In Canada, warmer inland waters, particularly in critical salmon habitat in rivers and streams, essentially eliminate salmon habitat. Salmon are entirely dependent on cool waters for spawning and for the new fry to travel safely out to sea.
And, of course, in our Arctic waters, global warming is causing dramatic and dangerous loss of Arctic ice. The impacts on ecosystems are profound. The loss of ice has local effects, such as threatening the survival of polar bears and the Inuit traditional way of life. It also has global effects, such as driving the climate into new extremes of life-threatening intense storms, heat waves, and droughts.

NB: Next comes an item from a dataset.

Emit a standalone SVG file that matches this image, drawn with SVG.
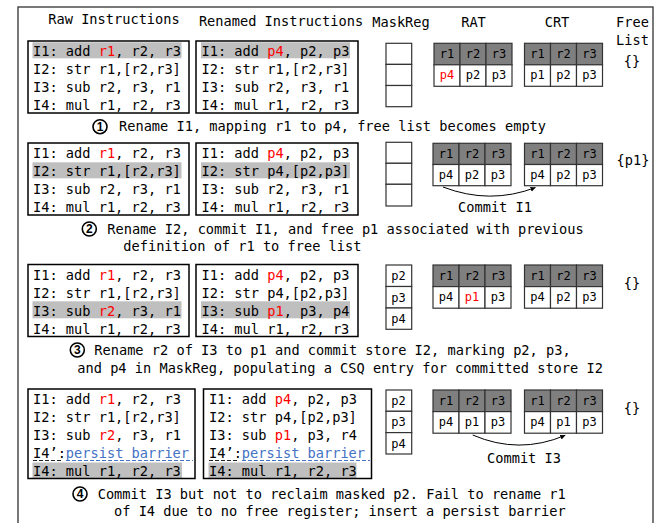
<svg xmlns="http://www.w3.org/2000/svg" width="672" height="523" viewBox="0 0 672 523">
<defs>
<style>
.t{font-family:"DejaVu Sans Mono","Liberation Mono",monospace;font-size:13.65px;fill:#000}
.s{font-family:"DejaVu Sans Mono","Liberation Mono",monospace;font-size:12px;fill:#000;text-anchor:middle}
.c{text-anchor:middle}
.r{fill:#ff0000}
.b{fill:#4472c4}
.hl{fill:#bfbfbf}
.box{fill:none;stroke:#000;stroke-width:1.5}
.cell{fill:#fff;stroke:#333;stroke-width:1.2}
.hdr{fill:#7f7f7f;stroke:#333;stroke-width:1.2}
.num{font-family:"Liberation Sans","DejaVu Sans",sans-serif;font-size:12px;font-weight:bold;text-anchor:middle;fill:#000}
.circ{fill:#fff;stroke:#000;stroke-width:1.6}
.arc{fill:none;stroke:#000;stroke-width:1}
</style>
<marker id="ah" markerWidth="6" markerHeight="6" refX="5" refY="3" orient="auto" markerUnits="userSpaceOnUse">
<path d="M0,0.5 L5,3 L0,5.5 Z" fill="#000"/>
</marker>
</defs>
<rect x="0" y="0" width="672" height="523" fill="#fff"/>
<rect id="frame" x="18" y="7" width="635" height="530" fill="none" stroke="#404040" stroke-width="1.4"/>

<g id="headers">
<text class="t c" x="114" y="23.5">Raw Instructions</text>
<text class="t c" x="281" y="25.7">Renamed Instructions</text>
<text class="t c" x="401" y="26.5">MaskReg</text>
<text class="t c" x="473.5" y="26.5">RAT</text>
<text class="t c" x="557" y="26.5">CRT</text>
<text class="t c" x="632.5" y="26.5">Free</text>
<text class="t c" x="632.5" y="45">List</text>
</g>

<!-- Block 1 -->
<g id="raw1">
<rect class="hl" x="32.5" y="42.3" width="149" height="16"/>
<rect class="box" x="28" y="41" width="161" height="72"/>
<text class="t" x="33" y="56">I1: add <tspan class="r">r1</tspan>, r2, r3</text>
<text class="t" x="33" y="74">I2: str r1,[r2,r3]</text>
<text class="t" x="33" y="92">I3: sub r2, r3, r1</text>
<text class="t" x="33" y="110">I4: mul r1, r2, r3</text>
</g>
<g id="ren1">
<rect class="hl" x="201" y="42.3" width="149" height="16"/>
<rect class="box" x="196" y="41" width="162" height="72"/>
<text class="t" x="201.5" y="56">I1: add <tspan class="r">p4</tspan>, p2, p3</text>
<text class="t" x="201.5" y="74">I2: str r1,[r2,r3]</text>
<text class="t" x="201.5" y="92">I3: sub r2, r3, r1</text>
<text class="t" x="201.5" y="110">I4: mul r1, r2, r3</text>
</g>
<g id="mask1">
<rect class="cell" x="386" y="43.3" width="25.7" height="21.1"/>
<rect class="cell" x="386" y="64.4" width="25.7" height="21.1"/>
<rect class="cell" x="386" y="85.5" width="25.7" height="21.2"/>
</g>
<g id="rat1">
<rect class="hdr" x="434" y="43.3" width="26" height="21.5"/>
<rect class="hdr" x="460" y="43.3" width="26" height="21.5"/>
<rect class="hdr" x="486" y="43.3" width="26" height="21.5"/>
<rect class="cell" x="434" y="64.8" width="26" height="21.5"/>
<rect class="cell" x="460" y="64.8" width="26" height="21.5"/>
<rect class="cell" x="486" y="64.8" width="26" height="21.5"/>
<text class="s" x="447" y="58.3">r1</text><text class="s" x="473" y="58.3">r2</text><text class="s" x="499" y="58.3">r3</text>
<text class="s r" x="447" y="79.3">p4</text><text class="s" x="473" y="79.3">p2</text><text class="s" x="499" y="79.3">p3</text>
</g>
<g id="crt1">
<rect class="hdr" x="524.5" y="43.3" width="26" height="21.5"/>
<rect class="hdr" x="550.5" y="43.3" width="26" height="21.5"/>
<rect class="hdr" x="576.5" y="43.3" width="26" height="21.5"/>
<rect class="cell" x="524.5" y="64.8" width="26" height="21.5"/>
<rect class="cell" x="550.5" y="64.8" width="26" height="21.5"/>
<rect class="cell" x="576.5" y="64.8" width="26" height="21.5"/>
<text class="s" x="537.5" y="58.3">r1</text><text class="s" x="563.5" y="58.3">r2</text><text class="s" x="589.5" y="58.3">r3</text>
<text class="s" x="537.5" y="79.3">p1</text><text class="s" x="563.5" y="79.3">p2</text><text class="s" x="589.5" y="79.3">p3</text>
</g>
<g id="free1"><text class="t c" x="632" y="65.5">{}</text></g>
<g id="cap1">
<circle class="circ" cx="100" cy="126.7" r="7"/>
<text class="num" x="100" y="131">1</text>
<text class="t" x="119" y="131">Rename I1, mapping r1 to p4, free list becomes empty</text>
</g>

<!-- Block 2 -->
<g id="raw2">
<rect class="hl" x="32.5" y="162.3" width="149" height="16"/>
<rect class="box" x="28" y="143" width="161" height="72"/>
<text class="t" x="33" y="158">I1: add <tspan class="r">r1</tspan>, r2, r3</text>
<text class="t" x="33" y="176">I2: str r1,[r2,r3]</text>
<text class="t" x="33" y="194">I3: sub r2, r3, r1</text>
<text class="t" x="33" y="212">I4: mul r1, r2, r3</text>
</g>
<g id="ren2">
<rect class="hl" x="201" y="162.3" width="149" height="16"/>
<rect class="box" x="196" y="143" width="162" height="72"/>
<text class="t" x="201.5" y="158">I1: add <tspan class="r">p4</tspan>, p2, p3</text>
<text class="t" x="201.5" y="176">I2: str p4,[p2,p3]</text>
<text class="t" x="201.5" y="194">I3: sub r2, r3, r1</text>
<text class="t" x="201.5" y="212">I4: mul r1, r2, r3</text>
</g>
<g id="mask2">
<rect class="cell" x="386" y="142.3" width="25.7" height="21"/>
<rect class="cell" x="386" y="163.3" width="25.7" height="21"/>
<rect class="cell" x="386" y="184.3" width="25.7" height="21.7"/>
</g>
<g id="rat2">
<rect class="hdr" x="433" y="143.3" width="26" height="21.2"/>
<rect class="hdr" x="459" y="143.3" width="26" height="21.2"/>
<rect class="hdr" x="485" y="143.3" width="26" height="21.2"/>
<rect class="cell" x="433" y="164.5" width="26" height="21.2"/>
<rect class="cell" x="459" y="164.5" width="26" height="21.2"/>
<rect class="cell" x="485" y="164.5" width="26" height="21.2"/>
<text class="s" x="446" y="158.3">r1</text><text class="s" x="472" y="158.3">r2</text><text class="s" x="498" y="158.3">r3</text>
<text class="s" x="446" y="179.3">p4</text><text class="s" x="472" y="179.3">p2</text><text class="s" x="498" y="179.3">p3</text>
</g>
<g id="crt2">
<rect class="hdr" x="524.5" y="143.3" width="26" height="21.2"/>
<rect class="hdr" x="550.5" y="143.3" width="26" height="21.2"/>
<rect class="hdr" x="576.5" y="143.3" width="26" height="21.2"/>
<rect class="cell" x="524.5" y="164.5" width="26" height="21.2"/>
<rect class="cell" x="550.5" y="164.5" width="26" height="21.2"/>
<rect class="cell" x="576.5" y="164.5" width="26" height="21.2"/>
<text class="s" x="537.5" y="158.3">r1</text><text class="s" x="563.5" y="158.3">r2</text><text class="s" x="589.5" y="158.3">r3</text>
<text class="s" x="537.5" y="179.3">p4</text><text class="s" x="563.5" y="179.3">p2</text><text class="s" x="589.5" y="179.3">p3</text>
</g>
<g id="free2"><text class="t c" x="633" y="164.5">{p1}</text></g>
<g id="commit1label"><text class="t c" x="495" y="212.3">Commit I1</text></g>
<g id="cap2">
<circle class="circ" cx="89.3" cy="229" r="7"/>
<text class="num" x="89.3" y="233.3">2</text>
<text class="t" x="107.3" y="233.5">Rename I2, commit I1, and free p1 associated with previous</text>
<text class="t" x="123.3" y="251">definition of r1 to free list</text>
</g>

<!-- Block 3 -->
<g id="raw3">
<rect class="hl" x="32.5" y="301.3" width="149" height="17"/>
<rect class="box" x="28" y="264.5" width="161" height="72"/>
<text class="t" x="33" y="279.5">I1: add <tspan class="r">r1</tspan>, r2, r3</text>
<text class="t" x="33" y="297.5">I2: str r1,[r2,r3]</text>
<text class="t" x="33" y="315.5">I3: sub <tspan class="r">r2</tspan>, r3, r1</text>
<text class="t" x="33" y="333.5">I4: mul r1, r2, r3</text>
</g>
<g id="ren3">
<rect class="hl" x="201" y="301.3" width="149" height="17"/>
<rect class="box" x="196" y="264.5" width="162" height="72"/>
<text class="t" x="201.5" y="279.5">I1: add <tspan class="r">p4</tspan>, p2, p3</text>
<text class="t" x="201.5" y="297.5">I2: str p4,[p2,p3]</text>
<text class="t" x="201.5" y="315.5">I3: sub <tspan class="r">p1</tspan>, p3, p4</text>
<text class="t" x="201.5" y="333.5">I4: mul r1, r2, r3</text>
</g>
<g id="mask3">
<rect class="cell" x="386" y="265" width="25.7" height="21.5"/>
<rect class="cell" x="386" y="286.5" width="25.7" height="21.5"/>
<rect class="cell" x="386" y="308" width="25.7" height="21.3"/>
<text class="s" x="398.5" y="280">p2</text>
<text class="s" x="398.5" y="301.5">p3</text>
<text class="s" x="398.5" y="323">p4</text>
</g>
<g id="rat3">
<rect class="hdr" x="433" y="265" width="26" height="21.6"/>
<rect class="hdr" x="459" y="265" width="26" height="21.6"/>
<rect class="hdr" x="485" y="265" width="26" height="21.6"/>
<rect class="cell" x="433" y="286.6" width="26" height="21.6"/>
<rect class="cell" x="459" y="286.6" width="26" height="21.6"/>
<rect class="cell" x="485" y="286.6" width="26" height="21.6"/>
<text class="s" x="446" y="280">r1</text><text class="s" x="472" y="280">r2</text><text class="s" x="498" y="280">r3</text>
<text class="s" x="446" y="301">p4</text><text class="s r" x="472" y="301">p1</text><text class="s" x="498" y="301">p3</text>
</g>
<g id="crt3">
<rect class="hdr" x="524.5" y="265" width="26" height="21.6"/>
<rect class="hdr" x="550.5" y="265" width="26" height="21.6"/>
<rect class="hdr" x="576.5" y="265" width="26" height="21.6"/>
<rect class="cell" x="524.5" y="286.6" width="26" height="21.6"/>
<rect class="cell" x="550.5" y="286.6" width="26" height="21.6"/>
<rect class="cell" x="576.5" y="286.6" width="26" height="21.6"/>
<text class="s" x="537.5" y="280">r1</text><text class="s" x="563.5" y="280">r2</text><text class="s" x="589.5" y="280">r3</text>
<text class="s" x="537.5" y="301">p4</text><text class="s" x="563.5" y="301">p2</text><text class="s" x="589.5" y="301">p3</text>
</g>
<g id="free3"><text class="t c" x="632" y="288">{}</text></g>
<g id="cap3">
<circle class="circ" cx="77.3" cy="350" r="7"/>
<text class="num" x="77.3" y="354.3">3</text>
<text class="t" x="94.3" y="354.7">Rename r2 of I3 to p1 and commit store I2, marking p2, p3,</text>
<text class="t" x="77.3" y="372.7">and p4 in MaskReg, populating a CSQ entry for committed store I2</text>
</g>

<!-- Block 4 -->
<g id="raw4">
<rect class="hl" x="32.5" y="462.5" width="149.5" height="15.5"/>
<rect class="box" x="28" y="389" width="167" height="89.5"/>
<text class="t" x="33" y="404">I1: add <tspan class="r">r1</tspan>, r2, r3</text>
<text class="t" x="33" y="422">I2: str r1,[r2,r3]</text>
<text class="t" x="33" y="440">I3: sub <tspan class="r">r2</tspan>, r3, r1</text>
<text class="t" x="33" y="458">I4’:<tspan class="b">persist barrier</tspan></text>
<line x1="33" y1="460.5" x2="62" y2="460.5" stroke="#222" stroke-width="1" stroke-dasharray="4 2"/>
<line x1="66" y1="460.5" x2="193" y2="460.5" stroke="#4472c4" stroke-width="1" stroke-dasharray="4 2"/>
<text class="t" x="33" y="476">I4: mul r1, r2, r3</text>
</g>
<g id="ren4">
<rect class="hl" x="208.5" y="462.5" width="148" height="15.5"/>
<rect class="box" x="203.5" y="389" width="168" height="89.5"/>
<text class="t" x="209" y="404">I1: add <tspan class="r">p4</tspan>, p2, p3</text>
<text class="t" x="209" y="422">I2: str p4,[p2,p3]</text>
<text class="t" x="209" y="440">I3: sub <tspan class="r">p1</tspan>, p3, r4</text>
<text class="t" x="209" y="458">I4’:<tspan class="b">persist barrier</tspan></text>
<line x1="209" y1="460.5" x2="238" y2="460.5" stroke="#222" stroke-width="1" stroke-dasharray="4 2"/>
<line x1="242" y1="460.5" x2="370" y2="460.5" stroke="#4472c4" stroke-width="1" stroke-dasharray="4 2"/>
<text class="t" x="209" y="476">I4: mul r1, r2, r3</text>
</g>
<g id="mask4">
<rect class="cell" x="386" y="390" width="25.7" height="21.3"/>
<rect class="cell" x="386" y="411.3" width="25.7" height="21.3"/>
<rect class="cell" x="386" y="432.6" width="25.7" height="21.4"/>
<text class="s" x="398.5" y="405">p2</text>
<text class="s" x="398.5" y="426.3">p3</text>
<text class="s" x="398.5" y="447.7">p4</text>
</g>
<g id="rat4">
<rect class="hdr" x="433" y="390" width="26" height="21.6"/>
<rect class="hdr" x="459" y="390" width="26" height="21.6"/>
<rect class="hdr" x="485" y="390" width="26" height="21.6"/>
<rect class="cell" x="433" y="411.6" width="26" height="21.6"/>
<rect class="cell" x="459" y="411.6" width="26" height="21.6"/>
<rect class="cell" x="485" y="411.6" width="26" height="21.6"/>
<text class="s" x="446" y="405">r1</text><text class="s" x="472" y="405">r2</text><text class="s" x="498" y="405">r3</text>
<text class="s" x="446" y="426">p4</text><text class="s" x="472" y="426">p1</text><text class="s" x="498" y="426">p3</text>
</g>
<g id="crt4">
<rect class="hdr" x="524.5" y="390" width="26" height="21.6"/>
<rect class="hdr" x="550.5" y="390" width="26" height="21.6"/>
<rect class="hdr" x="576.5" y="390" width="26" height="21.6"/>
<rect class="cell" x="524.5" y="411.6" width="26" height="21.6"/>
<rect class="cell" x="550.5" y="411.6" width="26" height="21.6"/>
<rect class="cell" x="576.5" y="411.6" width="26" height="21.6"/>
<text class="s" x="537.5" y="405">r1</text><text class="s" x="563.5" y="405">r2</text><text class="s" x="589.5" y="405">r3</text>
<text class="s" x="537.5" y="426">p4</text><text class="s" x="563.5" y="426">p1</text><text class="s" x="589.5" y="426">p3</text>
</g>
<g id="free4"><text class="t c" x="632" y="413">{}</text></g>
<g id="commit3label"><text class="t c" x="524" y="462.7">Commit I3</text></g>
<g id="cap4">
<circle class="circ" cx="80" cy="494" r="7"/>
<text class="num" x="80" y="498.3">4</text>
<text class="t" x="97.7" y="498.5">Commit I3 but not to reclaim masked p2. Fail to rename r1</text>
<text class="t" x="114" y="516">of I4 due to no free register; insert a persist barrier</text>
</g>

<g id="connectors">
<path class="arc" d="M443,187 Q490,205 535.5,187.5" marker-end="url(#ah)"/>
<path class="arc" d="M472.7,435 Q519,455 565.3,435.3" marker-end="url(#ah)"/>
</g>
</svg>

Perhaps the most devastating threat created by our collective failure to effectively limit the growth in greenhouse gas emissions is that of ocean acidification. The increased level of carbon dioxide in the atmosphere is transferring carbon to our oceans. The gases in the atmosphere and water mix. Carbon moves from atmosphere to ocean. Most of this transfer has been beneficial in playing a critical role in pulling carbon from the atmosphere.
Over the last 200 years, it is estimated that the oceans have absorbed about one-third of all the greenhouse gases released through human activity. Certainly, the climate crisis would be more aggressive and dangerous if the oceans had not been providing this key "netting out" effect.
However, as that carbon loading has continued unabated, the carbon in the ocean is changing the chemistry of ocean water. Generally, ocean water is alkaline (or basic). However, as carbon mixes and changes in its chemistry, it becomes carbonic acid. Over time, the ocean is becoming acidified.
The impact of ocean acidification is already having measurable impacts in weakening the shells of crustaceans. All crustaceans need carbonate in order to build shells, but carbonic acid is corrosive to crustacean shells.
The potential assault on all crustaceans would have a devastating impact on the food chain, ultimately threatening all life in the ocean. As the head of the NOAA (the United States National Oceanic and Atmospheric Administration), Jane Lubchenco, told the National Geographic, ocean acidification is the "equally evil twin" of the climate crisis.
As a society, we are failing to confront even those manageable and local impacts of treating the oceans as a resource so abundant that we make the mistake of assuming it to be infinite. As we cannot manage the conventional threats, little wonder we turn a blind eye to the threat posed by our use of the atmosphere as a free dump for fossil fuel pollution to the life in our oceans.